The proclamation requires certain groups of immigrants — such as people applying to become lawful permanent residents — to meet its new health coverage mandate or be denied entry to the United States. But only some types of coverage count toward the mandate. Medicaid and subsidized coverage that individuals buy through the Affordable Care Act (ACA) marketplaces don’t. So-called “short-term” health plans do. These plans, which an earlier Trump Administration rule allowed to last up to one year, can exclude coverage of the ACA’s essential health benefits and can deny coverage to people with pre-existing health conditions.
The Administration says the new health insurance mandate will protect America’s health care system and taxpayers from the burdens of uncompensated care. But the policy could easily increase uncompensated care, for two reasons:
First, it steers potential immigrants away from comprehensive coverage through Medicaid or subsidized marketplace plans and toward short-term plans with large coverage gaps. As noted, short-term plans don’t have to cover the ACA’s essential health benefits, such as maternity and mental health care, substance use disorder treatment, and prescription drugs — and they often don’t. While the proclamation claims to distinguish between subsidized and unsubsidized coverage, almost no one gets health coverage without some form of subsidy: families with employer coverage, which counts toward the new mandate, get tax benefits averaging about $4,000 per year. Counting sub-standard plans as insurance while not counting subsidized ACA coverage will simply push some immigrants toward skimpier coverage.
Second, the new policy — which is slated to take effect just days after the ACA’s open enrollment period starts on November 1 — will add to the climate of fear and confusion that discourages immigrant families from enrolling in public coverage programs for which they’re eligible. Some people who aren’t subject to this assessment may nonetheless fear signing up for coverage that won’t meet this new mandate. For example, a family may not sign their children up for Medicaid because they fear it could leave a parent unable to immigrate to the United States. As a result, the proclamation — like other Trump Administration policies — will raise uninsured rates among lawfully present immigrants and potentially their U.S. citizen family members. That, in turn, will increase uncompensated care costs. exacerbating the very problem the proclamation purports to address.
The proclamation is only one of many Administration actions that will raise uncompensated care costs. For example, the Administration has:
- Refused to defend the ACA against a lawsuit by 18 Republican attorneys general asking the courts to invalidate the entire ACA. If successful, that would increase the demand for uncompensated care by $50 billion in 2019, according to Urban Institute estimates.

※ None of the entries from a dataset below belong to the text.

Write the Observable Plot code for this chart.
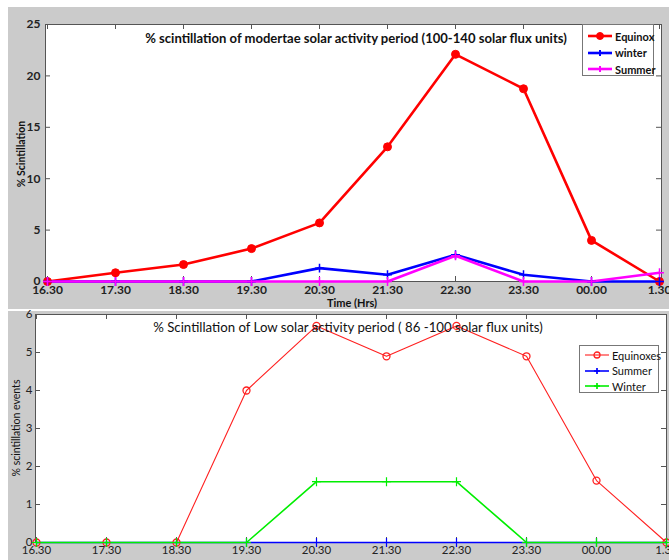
<!DOCTYPE html>
<html>
<head>
<meta charset="utf-8">
<script src="https://cdn.jsdelivr.net/npm/d3@7"></script>
<script src="https://cdn.jsdelivr.net/npm/@observablehq/plot@0.6"></script>
<style>
  html, body { margin: 0; padding: 0; background: #fff; overflow: hidden; }
  #root { position: relative; width: 669px; height: 560px; overflow: hidden; }
  .gray { position: absolute; background: #cbcbcb; }
  .abs { position: absolute; white-space: nowrap; }
  .ff { font-family: Lato, "Open Sans", sans-serif; }
  .legend { position: absolute; background: #fff; border: 1px solid #777; box-sizing: border-box; }
  .legend .row { position: absolute; left: 0; height: 14px; display: flex; align-items: center; }
  .legend svg { display: block; }
</style>
</head>
<body>
<div id="root">
  <div class="gray" style="left:8px; top:7px; width:661px; height:302px;"></div>
  <div class="gray" style="left:8px; top:311px; width:661px; height:249px;"></div>
  <div id="p1" class="abs" style="left:0; top:0;"></div>
  <div id="p2" class="abs" style="left:0; top:300px;"></div>
</div>
<script>
// ---- data ----
const times = ["16.30","17.30","18.30","19.30","20.30","21.30","22.30","23.30","00.00","1.30"];

const modEquinox = [0, 0.85, 1.65, 3.2, 5.7, 13.1, 22.1, 18.75, 4.0, 0];
const modWinter  = [0, 0, 0, 0, 1.3, 0.65, 2.6, 0.65, 0, 0];
const modSummer  = [0, 0, 0, 0, 0, 0, 2.5, 0, 0, 0.85];

const lowEquinoxes = [0, 0, 0, 4.0, 5.7, 4.9, 5.7, 4.9, 1.63, 0];
const lowSummer    = [0, 0, 0, 0, 0, 0, 0, 0, 0, 0];
const lowWinter    = [0, 0, 0, 0, 1.6, 1.6, 1.6, 0, 0, 0];

const modYTicks = [0, 5, 10, 15, 20, 25];
const lowYTicks = [0, 1, 2, 3, 4, 5, 6];

const modTitle = "% scintillation of modertae solar activity period (100-140 solar flux units)";
const lowTitle = "% Scintillation of Low solar activity period ( 86 -100 solar flux units)";

const FONT = 'Lato, "Open Sans", sans-serif';

function rows(values, series) {
  return values.map((v, i) => ({time: times[i], value: v, series}));
}

function panel(cfg) {
  const W = 669;
  const ph = cfg.height - cfg.mt - cfg.mb;
  const pw = W - cfg.ml - cfg.mr;
  const marks = [
    Plot.frame({fill: "white", stroke: null}),
    Plot.ruleX(times, {x: d => d, insetTop: ph - 5, stroke: "#555"}),
    Plot.ruleX(times, {x: d => d, insetBottom: ph - 5, stroke: "#555"}),
    Plot.ruleY(cfg.yTicks, {y: d => d, insetRight: pw - 5, stroke: "#555"}),
    Plot.ruleY(cfg.yTicks, {y: d => d, insetLeft: pw - 5, stroke: "#555"}),
    Plot.axisX({anchor: "bottom", tickSize: 0, tickPadding: cfg.xPad, fontSize: cfg.tickFont,
                fontWeight: cfg.weight, fill: "#222", label: null}),
    Plot.axisY({anchor: "left", ticks: cfg.yTicks, tickFormat: d3.format("d"), tickSize: 0, tickPadding: cfg.yPad,
                fontSize: cfg.tickFont, fontWeight: cfg.weight, fill: "#222", label: null}),
    Plot.frame({stroke: "#555", strokeWidth: 1})
  ];
  for (const s of cfg.series) {
    marks.push(Plot.line(s.data, {x: "time", y: "value", stroke: s.color, strokeWidth: s.width}));
  }
  for (const s of cfg.series) {
    marks.push(Plot.dot(s.data, {x: "time", y: "value", r: s.r, symbol: s.symbol,
      fill: s.fill ? s.color : "none", stroke: s.color, strokeWidth: s.mw}));
  }
  return Plot.plot({
    width: W, height: cfg.height,
    marginLeft: cfg.ml, marginRight: cfg.mr, marginTop: cfg.mt, marginBottom: cfg.mb,
    style: {background: "transparent", fontFamily: FONT, overflow: "visible"},
    x: {type: "point", domain: times, padding: 0},
    y: {domain: cfg.yDomain},
    marks
  });
}

const topSeries = [
  {data: rows(modEquinox, "Equinox"), color: "#ff0000", width: 2.6, r: 4, symbol: "circle", fill: true, mw: 1},
  {data: rows(modWinter, "winter"), color: "#0000ff", width: 2.6, r: 3, symbol: "plus", fill: false, mw: 1.5},
  {data: rows(modSummer, "Summer"), color: "#ff00ff", width: 2.6, r: 3, symbol: "plus", fill: false, mw: 1.5}
];
const lowSeries = [
  {data: rows(lowEquinoxes, "Equinoxes"), color: "#ff2020", width: 1.1, r: 3.5, symbol: "circle", fill: false, mw: 1.3},
  {data: rows(lowSummer, "Summer"), color: "#0000ff", width: 1.6, r: 3, symbol: "plus", fill: false, mw: 1.2},
  {data: rows(lowWinter, "Winter"), color: "#00ee00", width: 1.6, r: 3, symbol: "plus", fill: false, mw: 1.2}
];

document.getElementById("p1").appendChild(panel({
  height: 310, ml: 45, mr: 8, mt: 24, mb: 29, yDomain: [0, 25], yTicks: modYTicks,
  series: topSeries, tickFont: 12, weight: "bold", xPad: 4, yPad: 5
}));
document.getElementById("p2").appendChild(panel({
  height: 260, ml: 35, mr: 3, mt: 14, mb: 18, yDomain: [0, 6], yTicks: lowYTicks,
  series: lowSeries, tickFont: 11.5, weight: "normal", xPad: 3, yPad: 3
}));

// ---- text & legends ----
const root = document.getElementById("root");
function addText(txt, x, y, opts) {
  const d = document.createElement("div");
  d.className = "abs ff";
  d.textContent = txt;
  d.style.left = x + "px";
  d.style.top = y + "px";
  d.style.fontSize = opts.size + "px";
  d.style.fontWeight = opts.weight || "normal";
  d.style.color = opts.color || "#111";
  root.appendChild(d);
  if (opts.fit) {
    const w = d.getBoundingClientRect().width;
    d.style.fontSize = (opts.size * opts.fit / w) + "px";
  }
  d.style.transform = "translate(-50%,-50%)" + (opts.rotate ? " rotate(-90deg)" : "");
}
addText(modTitle, 356, 38, {size: 14, weight: "bold", fit: 422});
addText(lowTitle, 348, 327, {size: 14, fit: 390});
addText("Time (Hrs)", 352, 302, {size: 11, weight: "bold"});
addText("Time (Hrs)", 352, 564, {size: 11, weight: "bold"});
addText("% Scintillation", 21, 154, {size: 10.5, weight: "bold", rotate: true});
addText("% scintillation events", 16, 428, {size: 10.5, rotate: true});

function addLegend(series, box, weight) {
  const lg = document.createElement("div");
  lg.className = "legend ff";
  Object.assign(lg.style, {left: box.x + "px", top: box.y + "px", width: box.w + "px", height: box.h + "px"});
  series.forEach((s, i) => {
    const row = document.createElement("div");
    row.className = "row";
    row.style.top = (box.rowTop + i * box.step - 7) + "px";
    row.style.left = "4px";
    const sw = d3.create("svg").attr("width", 26).attr("height", 14);
    sw.append("line").attr("x1", 1).attr("x2", 25).attr("y1", 7).attr("y2", 7)
      .attr("stroke", s.color).attr("stroke-width", s.width);
    if (s.symbol === "circle") {
      sw.append("circle").attr("cx", 13).attr("cy", 7).attr("r", s.r - 0.5)
        .attr("fill", s.fill ? s.color : "none").attr("stroke", s.color).attr("stroke-width", s.mw);
    } else {
      sw.append("path").attr("d", "M10,7H16M13,4V10").attr("stroke", s.color).attr("stroke-width", s.mw + 0.5);
    }
    row.appendChild(sw.node());
    const t = document.createElement("span");
    t.textContent = s.data[0].series;
    t.style.fontSize = box.font + "px";
    t.style.fontWeight = weight;
    t.style.color = "#111";
    t.style.marginLeft = "2px";
    row.appendChild(t);
    lg.appendChild(row);
  });
  root.appendChild(lg);
}
addLegend(topSeries, {x: 582, y: 24, w: 72, h: 52, rowTop: 11, step: 16.5, font: 11}, "bold");
addLegend(lowSeries, {x: 579, y: 345, w: 80, h: 48, rowTop: 9, step: 15.5, font: 11}, "normal");
</script>
</body>
</html>
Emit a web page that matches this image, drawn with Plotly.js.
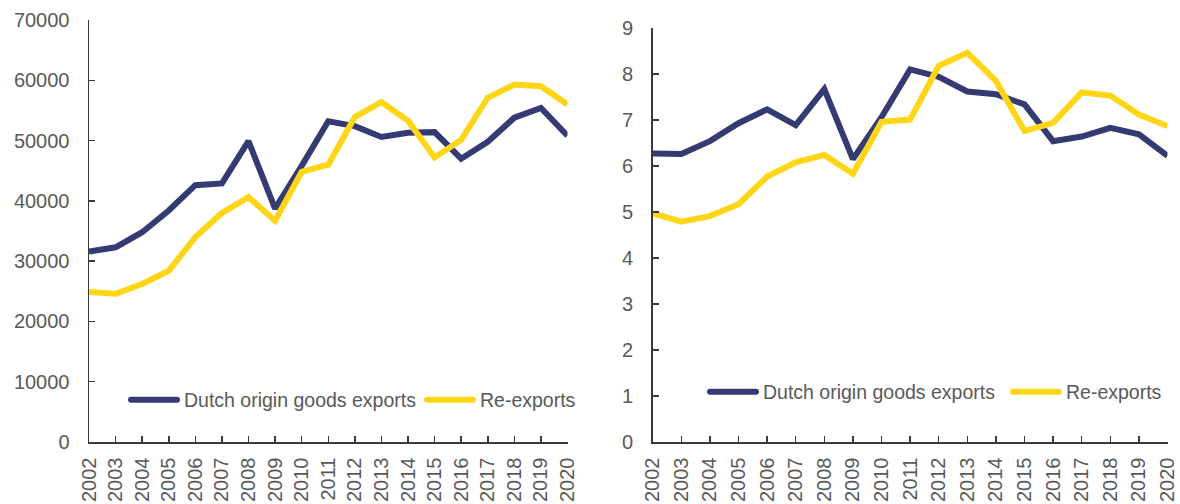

- Promoted scrapping the penalty for those who go without health coverage, lessening the incentive for healthy people to buy insurance and prompting some instead to incur uncompensated care when they get sick.
- Approved state Medicaid waiver requests that have created significant barriers to enrollment among eligible people, jeopardizing progress in reducing uncompensated care costs. States that have expanded Medicaid to low-income adults under the ACA have seen both larger coverage gains and larger drops in uncompensated care: a 47 percent decrease in uncompensated care costs on average compared to an 11 percent decrease in states that did not expand Medicaid.
- Sabotaged the ACA’s implementation in various ways, including by slashing outreach funding for marketplace enrollment and expanding the availability of skimpy plans. That sabotage has contributed heavily to 1.3 million fewer people having health coverage between 2016 and 2018. Data show a strong relationship between uninsured rate changes and changes in uncompensated care.
U.S citizens make up a large majority of all uninsured non-elderly people. Targeting new immigrants as drivers of uncompensated care obscures the fact that the vast majority of uncompensated care is incurred by uninsured U.S. citizens, whose ranks will rise due to Administration policy.